В тот день Голубев поднимался в воздух десять раз. Десять раз атаковала девятка гвардии майора оборонительные укрепления Севска. Десять раз она проносилась на бреющем, разрушая дзоты, батареи, блиндажи, уничтожая живую силу.
Севск был взят решительным штурмом с земли и с воздуха. Вечером Голубев вылез из кабины «ила», ноги подкашивались, лицо побледнело от усталости и напряжения. Но в глазах светилась радость победы. Друзья весело подхватили его и понесли на руках.
* * *
Миновали годы. На южной окраине Ленинграда выросли целые кварталы новых зданий. Они окаймляют с трех сторон самый молодой ленинградский парк — Московский парк Победы. Его густые липовые аллеи, синие пруды, лодочные станции, эстрадные площадки привлекают сюда десятки тысяч людей. С утра до поздней ночи слышен здесь звонкий смех.
Но есть в парке аллея, по которой люди проходят торжественно и молча. Они внимательно читают надписи на высоких гранитных пьедесталах о беззаветных подвигах героев во имя Родины, взгядываются в дорогие лица людей, воплощенные скульпторами в металле. Это — аллея дважды Героев Советского Союза.
Ее открывает бюст дважды Героя Советского Союза Виктора Максимовича Голубева. Строгое, одухотворенное лицо. Острый смелый взгляд, высокий, чуть покатый лоб, волевая складка у рта. На широкой груди две Золотые Звезды, орден Ленина, два ордена Красного Знамени, ордена Красной Звезды и Отечественной войны II степени.
Вокруг буйно цветут левкои, розы, георгины, алмазными брызгами бьют фонтаны, а за парком возвышаются башенные краны новостроек. Это — жизнь, за которую сражались герои.
Иногда прохожие видят возле бюста Голубева стройного бледного юношу. У него высокий покатый лоб и такое же, как у героя, выражение лица.
Это сын героя — Анатолий Голубев. Он вырос и возмужал.
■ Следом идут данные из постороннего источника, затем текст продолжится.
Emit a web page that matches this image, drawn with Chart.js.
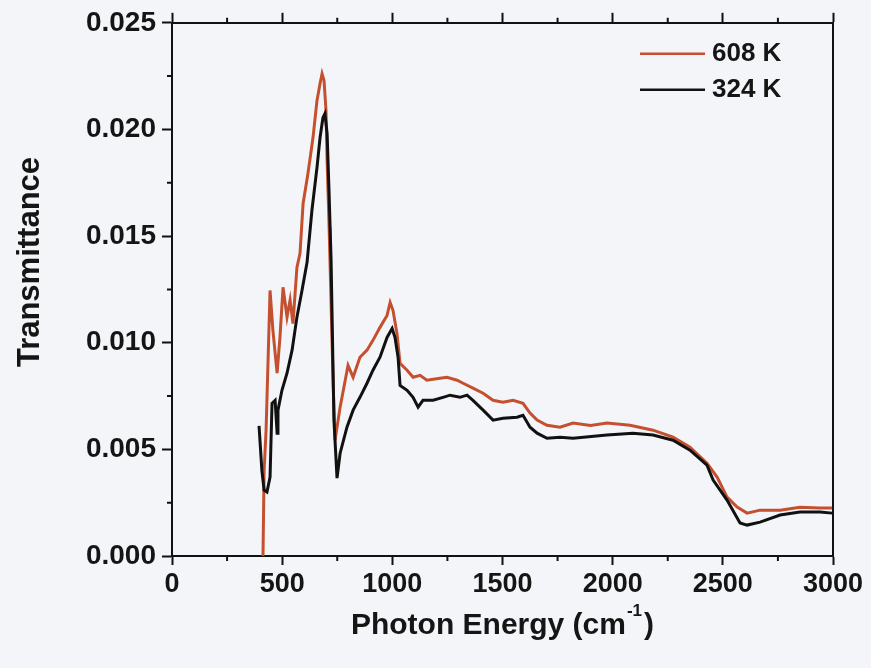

Он стал таким, каким мечтал увидеть его отец. Как в свое время отец, Анатолий работал на заводе слесарем и вместе с матерью жил в Ленинграде, а потом пошел служить Родине.
В солдатских письмах, посылаемых матери, он с гордостью вспоминает об отце. Отец страстно любил сына. Анатолий знает это. Он дорожит памятью отца. Анатолий хорошо знает и строки, которые так любил отец: «Пускай ты умер... Но в песне смелых и сильных духом всегда ты будешь живым примером!..»
Благословенна и вечна память тех, чьей кровью завоеван мир.